US 12,468,931 B2
Configuring a neural network using smoothing splines
Ulrich Alfons Finkler, Mahopac, NY (US); Michele Merler, New York City, NY (US); Mayoore Selvarasa Jaiswal, Austin, TX (US); Hui Wu, White Plains, NC (US); Rameswar Panda, Medford, MA (US); and Wei Zhang, Elmsford, NY (US)
Assigned to INTERNATIONAL BUSINESS MACHINES CORPORATION, Armonk, NY (US)
Filed by International Business Machines Corporation, Armonk, NY (US)
Filed on Oct. 21, 2020, as Appl. No. 17/075,963.
Prior Publication US 2022/0121924 A1, Apr. 21, 2022
Int. Cl. G06F 18/211 (2023.01); G06F 18/21 (2023.01); G06N 3/08 (2023.01); G06N 7/01 (2023.01)

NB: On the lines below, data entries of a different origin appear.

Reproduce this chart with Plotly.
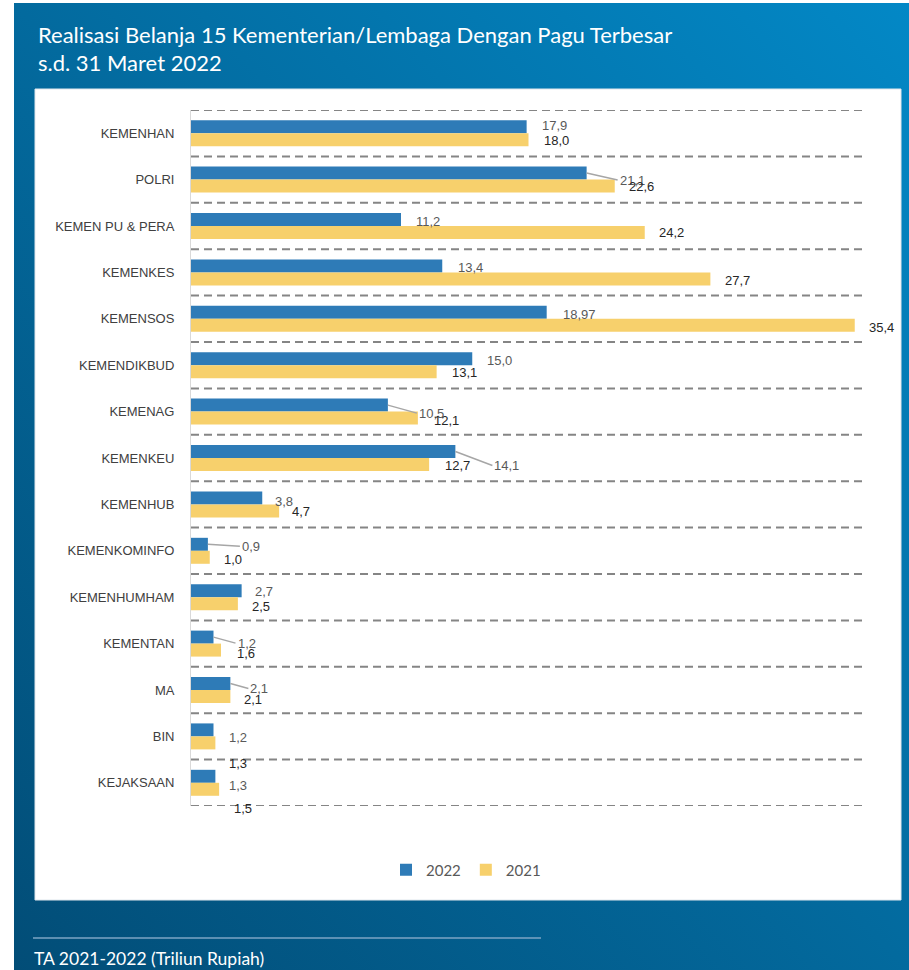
import base64
import plotly.graph_objects as go

# ---------------- data ----------------
categories = ["KEMENHAN", "POLRI", "KEMEN PU & PERA", "KEMENKES", "KEMENSOS",
              "KEMENDIKBUD", "KEMENAG", "KEMENKEU", "KEMENHUB", "KEMENKOMINFO",
              "KEMENHUMHAM", "KEMENTAN", "MA", "BIN", "KEJAKSAAN"]
values_2022 = [17.9, 21.1, 11.2, 13.4, 18.97, 15.0, 10.5, 14.1, 3.8, 0.9, 2.7, 1.2, 2.1, 1.2, 1.3]
values_2021 = [18.0, 22.6, 24.2, 27.7, 35.4, 13.1, 12.1, 12.7, 4.7, 1.0, 2.5, 1.6, 2.1, 1.3, 1.5]
series_names = ["2022", "2021"]

title_line1 = "Realisasi Belanja 15 Kementerian/Lembaga Dengan Pagu Terbesar"
title_line2 = "s.d. 31 Maret 2022"
footer_text = "TA 2021-2022 (Triliun Rupiah)"

# ---------------- styling / layout ----------------
W, H = 909, 970
BLUE = "#2e7bb7"
YELLOW = "#f7d06c"
BARGAP = 0.44

# label pixel offsets (dx right of bar end, dy down from bar centre) and leader-line flags
shift_2022 = [(13, -1), (31, 7), (13, 2), (14, 2), (14, 2), (13, 2), (29, 8), (37, 14),
              (11, 4), (32, 2), (11, 1), (22, 6), (18, 5), (13, 8), (12, 9)]
leader_2022 = [False, True, False, False, False, False, True, True,
               False, True, False, True, True, False, False]
shift_2021 = [(13, 1), (12, 0), (12, 0), (13, 2), (12, 2), (13, 1), (14, 2), (14, 1),
              (11, 1), (12, 2), (12, 3), (14, 3), (12, 3), (12, 21), (13, 19)]


def px_x(p):
    return p / W


def px_y(p):
    return 1 - p / H


def fmt(v):
    s = f"{v:.1f}" if abs(v * 10 - round(v * 10)) < 1e-9 else f"{v:.2f}"
    return s.replace(".", ",")


idx = list(range(len(categories)))

fig = go.Figure()
fig.add_trace(go.Bar(y=idx, x=values_2022, orientation="h", name=series_names[0],
                     marker=dict(color=BLUE, line=dict(width=0))))
fig.add_trace(go.Bar(y=idx, x=values_2021, orientation="h", name=series_names[1],
                     marker=dict(color=YELLOW, line=dict(width=0))))

half = (1 - BARGAP) / 4  # centre offset of each bar within the group

annotations = []
for i in idx:
    # 2022 labels
    v = values_2022[i]
    dx, dy = shift_2022[i]
    if leader_2022[i]:
        annotations.append(dict(x=v, y=i - half, xref="x", yref="y", text=fmt(v),
                                showarrow=True, arrowhead=0, arrowwidth=1.5,
                                arrowcolor="#a6a6a6", ax=dx, ay=dy, xanchor="left",
                                yanchor="middle", standoff=0,
                                font=dict(family="Liberation Sans", size=13, color="#595959")))
    else:
        annotations.append(dict(x=v, y=i - half, xref="x", yref="y", text=fmt(v),
                                showarrow=False, xshift=dx, yshift=-dy, xanchor="left",
                                yanchor="middle",
                                font=dict(family="Liberation Sans", size=13, color="#595959")))
    # 2021 labels
    v = values_2021[i]
    dx, dy = shift_2021[i]
    annotations.append(dict(x=v, y=i + half, xref="x", yref="y", text=fmt(v),
                            showarrow=False, xshift=dx, yshift=-dy, xanchor="left",
                            yanchor="middle",
                            font=dict(family="Liberation Sans", size=13, color="#262626")))

# title / footer
annotations += [
    dict(x=px_x(36), y=px_y(35), xref="paper", yref="paper", text=title_line1,
         showarrow=False, xanchor="left", yanchor="middle",
         font=dict(family="Lato", size=22, color="white")),
    dict(x=px_x(36), y=px_y(63), xref="paper", yref="paper", text=title_line2,
         showarrow=False, xanchor="left", yanchor="middle",
         font=dict(family="Lato", size=22, color="white")),
    dict(x=px_x(32), y=px_y(958), xref="paper", yref="paper", text=footer_text,
         showarrow=False, xanchor="left", yanchor="middle",
         font=dict(family="Lato", size=17.5, color="white")),
]

shapes = [
    # white chart panel
    dict(type="rect", xref="paper", yref="paper", x0=px_x(35), x1=px_x(901),
         y0=px_y(900), y1=px_y(89), fillcolor="white", line=dict(width=1, color="#dfe6ec"),
         layer="below"),
    # footer line
    dict(type="line", xref="paper", yref="paper", x0=px_x(33), x1=px_x(541),
         y0=px_y(938), y1=px_y(938), line=dict(color="#7da5c4", width=1.5)),
]
# dashed category-boundary gridlines
for b in range(len(categories) + 1):
    shapes.append(dict(type="line", xref="x domain", yref="y", x0=0, x1=1,
                       y0=b - 0.5, y1=b - 0.5, layer="below",
                       line=dict(color="#858585", width=2, dash="8px,5px")))

# diagonal gradient background (as an svg image)
svg = ("<svg xmlns='http://www.w3.org/2000/svg' width='895' height='967' viewBox='0 0 895 967' "
       "preserveAspectRatio='none'><defs><linearGradient id='g' x1='0' y1='1' x2='1' y2='0'>"
       "<stop offset='0' stop-color='#024d77'/><stop offset='0.5' stop-color='#036a9e'/>"
       "<stop offset='1' stop-color='#0388c6'/></linearGradient></defs>"
       "<rect width='895' height='967' fill='url(#g)'/></svg>")
src = "data:image/svg+xml;base64," + base64.b64encode(svg.encode()).decode()

fig.update_layout(
    width=W, height=H,
    margin=dict(l=0, r=0, t=0, b=0),
    paper_bgcolor="white",
    plot_bgcolor="rgba(0,0,0,0)",
    barmode="group",
    bargap=BARGAP,
    bargroupgap=0,
    showlegend=True,
    legend=dict(orientation="h", x=px_x(466), xanchor="center", y=px_y(870),
                yanchor="middle", font=dict(family="Lato", size=15, color="#595959"),
                bgcolor="rgba(0,0,0,0)", itemwidth=30, traceorder="normal"),
    xaxis=dict(domain=[px_x(191), px_x(866)], range=[0, 36], showgrid=False,
               zeroline=False, showticklabels=False, showline=False, fixedrange=True),
    yaxis=dict(domain=[px_y(806), px_y(110)], range=[len(categories) - 0.5, -0.5],
               tickmode="array", tickvals=idx, ticktext=categories, showgrid=False,
               zeroline=False, showline=True, linecolor="#d9d9d9", linewidth=1,
               ticks="", ticklabelstandoff=13,
               tickfont=dict(family="Liberation Sans", size=13, color="#404040")),
    annotations=annotations,
    shapes=shapes,
    images=[dict(source=src, xref="paper", yref="paper", x=px_x(14), y=px_y(3),
                 sizex=895 / W, sizey=967 / H, sizing="stretch", xanchor="left",
                 yanchor="top", layer="below")],
)

fig.write_html("out.html")
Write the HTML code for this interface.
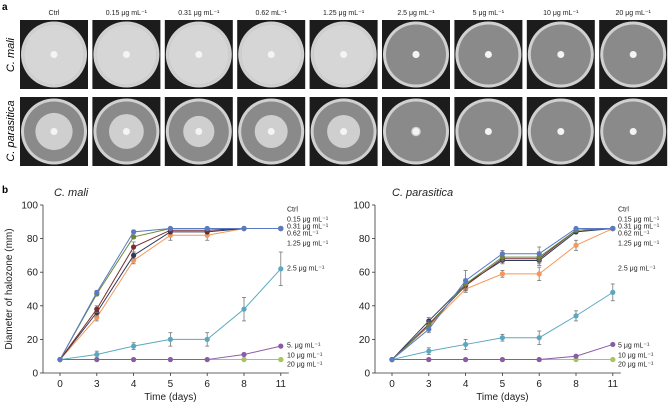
<!DOCTYPE html>
<html><head><meta charset="utf-8"><style>
body{margin:0;background:#fff;}
svg{display:block;font-family:"Liberation Sans",sans-serif;}
</style></head><body>
<svg id="fig" width="669" height="405" viewBox="0 0 669 405">
<g id="plates"></g>
<text x="2" y="10" font-size="10" font-weight="bold">a</text>
<text x="2" y="193" font-size="10" font-weight="bold">b</text>
<text transform="translate(14,55) rotate(-90)" text-anchor="middle" font-size="11" font-style="italic">C. mali</text>
<text transform="translate(14,131) rotate(-90)" text-anchor="middle" font-size="11" font-style="italic">C. parasitica</text>
<g id="charts"></g>
</svg>
<script>
const concLabels=["Ctrl","0.15 μg mL⁻¹","0.31 μg mL⁻¹","0.62 mL⁻¹","1.25 μg mL⁻¹","2.5 μg mL⁻¹","5 μg mL⁻¹","10 μg mL⁻¹","20 μg mL⁻¹"];
const maliGrowth=[1,1,1,1,1,0.12,0,0,0];
const paraGrowth=[0.62,0.58,0.52,0.55,0.55,0.16,0,0,0];
const days=["0","3","4","5","6","8","11"];
const yTicks=[0,20,40,60,80,100];
const seriesColors=["#5b7ac4","#6a8a3a","#7a2e2e","#2c3a5c","#f5975a","#5aa8c0","#8a5ca8","#a8c462","#a8c462"];
const maliVals=[
[8,48,84,86,86,86,86],
[8,47,81,86,86,86,86],
[8,38,75,85,85,86,86],
[8,36,70,84,84,86,86],
[8,33,67,82,82,86,86],
[8,11,16,20,20,38,62],
[8,8,8,8,8,11,16],
[8,8,8,8,8,8,8],
[8,8,8,8,8,8,8]];
const maliErr=[[0,1,1,0,0,0,0],[0,1,1,0,0,0,0],[0,2,3,1,1,0,0],[0,2,2,1,1,0,0],[0,2,2,3,3,0,0],[0,2,2,4,4,7,10],[0,0,0,0,0,0,0],[0,0,0,0,0,0,0],[0,0,0,0,0,0,0]];
const paraVals=[
[8,26,55,71,71,86,86],
[8,28,53,69,69,85,86],
[8,29,52,68,68,85,86],
[8,31,53,67,67,84,86],
[8,28,50,59,59,76,86],
[8,13,17,21,21,34,48],
[8,8,8,8,8,10,17],
[8,8,8,8,8,8,8],
[8,8,8,8,8,8,8]];
const paraErr=[[0,2,6,2,4,0,0],[0,2,3,2,3,1,0],[0,2,3,2,3,1,0],[0,2,3,2,3,1,0],[0,2,2,2,4,3,0],[0,2,3,2,4,3,5],[0,0,0,0,0,0,0],[0,0,0,0,0,0,0],[0,0,0,0,0,0,0]];
const legendYs=[209,219,226,233,243,268,345,355,364];

const NS="http://www.w3.org/2000/svg";
function mk(tag,attrs,parent){const e=document.createElementNS(NS,tag);for(const k in attrs)e.setAttribute(k,attrs[k]);parent.appendChild(e);return e;}
const svg=document.getElementById('fig');
const plates=document.getElementById('plates');
concLabels.forEach((lab,i)=>{
  const x=20+i*72.4;
  const t=mk('text',{x:x+34,y:15,'font-size':7,'text-anchor':'middle',fill:'#222'},svg);
  t.textContent=lab;
  
  
  [[20,maliGrowth[i],true],[97,paraGrowth[i],false]].forEach(([y,g,mali])=>{
    const r=mk('rect',{x:x,y:y,width:68,height:69,fill:'#1c1c1c'},plates);
    
    
    const cx=x+34,cy=y+34.5;
    mk('circle',{cx:cx,cy:cy,r:33,fill:'#d0d0d0'},plates);
    mk('circle',{cx:cx,cy:cy,r:30,fill:'#8a8a8a'},plates);
    if(g>0){
      mk('circle',{cx:cx,cy:cy,r:30*g,fill:mali?'#d6d6d6':'#cfcfcf'},plates);
    }
    mk('circle',{cx:cx,cy:cy,r:3.5,fill:'#f4f4f4'},plates);
  });
});
const charts=document.getElementById('charts');
function chart(x0,firstX,vals,errs,title,titleX,legendX,name){
  const g=mk('g',{},charts);
  
  
  const y0=373,k=1.68;
  const sy=v=>y0-v*k;
  const sx=i=>firstX+i*36.8;
  mk('line',{x1:x0,y1:sy(100),x2:x0,y2:y0,stroke:'#333','stroke-width':0.8},g);
  mk('line',{x1:x0,y1:y0,x2:sx(6)+8,y2:y0,stroke:'#333','stroke-width':0.8},g);
  yTicks.forEach(v=>{
    mk('line',{x1:x0-3,y1:sy(v),x2:x0,y2:sy(v),stroke:'#333','stroke-width':0.8},g);
    const t=mk('text',{x:x0-5,y:sy(v)+3.5,'font-size':10,'text-anchor':'end',fill:'#222'},g);
    t.textContent=v;
    
    
  });
  days.forEach((d,i)=>{
    mk('line',{x1:sx(i),y1:y0,x2:sx(i),y2:y0+3,stroke:'#333','stroke-width':0.8},g);
    const t=mk('text',{x:sx(i),y:y0+14,'font-size':10,'text-anchor':'middle',fill:'#222'},g);
    t.textContent=d;
    
    
  });
  const xt=mk('text',{x:(sx(0)+sx(6))/2,y:400,'font-size':10,'text-anchor':'middle',fill:'#222'},g);
  xt.textContent='Time (days)';
  
  
  const tt=mk('text',{x:titleX,y:196,'font-size':11,'font-style':'italic',fill:'#222'},g);
  tt.textContent=title;
  
  
  for(let s=vals.length-1;s>=0;s--){
    const pts=vals[s].map((v,i)=>sx(i)+','+sy(v)).join(' ');
    const pl=mk('polyline',{points:pts,fill:'none',stroke:seriesColors[s],'stroke-width':1},g);
    
    
    vals[s].forEach((v,i)=>{
      const e=errs[s][i];
      if(e>0){
        mk('line',{x1:sx(i),y1:sy(v-e),x2:sx(i),y2:sy(v+e),stroke:'#777','stroke-width':0.8},g);
        mk('line',{x1:sx(i)-2,y1:sy(v-e),x2:sx(i)+2,y2:sy(v-e),stroke:'#777','stroke-width':0.8},g);
        mk('line',{x1:sx(i)-2,y1:sy(v+e),x2:sx(i)+2,y2:sy(v+e),stroke:'#777','stroke-width':0.8},g);
      }
      const c=mk('circle',{cx:sx(i),cy:sy(v),r:2.6,fill:seriesColors[s]},g);
      
      
    });
  }
  concLabels.forEach((lab,i)=>{
    const t=mk('text',{x:legendX,y:legendYs[i]+2.5,'font-size':7,fill:'#222'},g);
    t.textContent=(name==='chart-mali'&&i===6)?'5. μg mL⁻¹':lab;
    
    
  });
}
chart(43,60,maliVals,maliErr,'C. mali',54,287,'chart-mali');
chart(375,392,paraVals,paraErr,'C. parasitica',392,618,'chart-parasitica');
const yt=mk('text',{transform:'translate(12,289) rotate(-90)','text-anchor':'middle','font-size':10,fill:'#222'},svg);
yt.textContent='Diameter of halozone (mm)';


</script>
</body></html>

CPC G06N 3/08 (2013.01) [G06F 18/211 (2023.01); G06F 18/217 (2023.01); G06N 7/01 (2023.01)] 13 Claims
OG exemplary drawing
 
1. A computer-implemented method comprising:
identifying a first set of support points comprising an initial plurality of sets of hyperparameter values at which to evaluate an objective function having coefficients that relate hyperparameter values of a neural network to respective performance values, wherein the respective performance values are representative of an error rate;
wherein the hyperparameter values comprise at least one of a dropout rate, a weight norm, a hidden layer size, a convolutional kernel size, a pooling size;
wherein the neural network is a convolutional neural network;
executing initial training processes on the neural network with hyperparameters set to the initial plurality of sets of hyperparameter values such that the initial training processes provide an initial set of the performance values, one for each set of hyperparameter values, for the objective function;
generating an approximation of the objective function using splines that pass through the first set of support points at selected performance values;
calculating a coefficient for the approximation of the objective function using QR decomposition, wherein the QR decomposition used for calculating the coefficient for the approximation of the objective function comprises a householder QR decomposition; approximating a point at which the approximation of the objective function reaches a maximum value using a hierarchical Monte Carlo technique;
determining an updated set of support points comprising an updated set of hyperparameter values associated with the maximum value, wherein the updated set of hyperparameter values comprises a value of a network subcell layout parameter; and
executing an updated training process on the neural network with hyperparameters set to the updated set of hyperparameter values.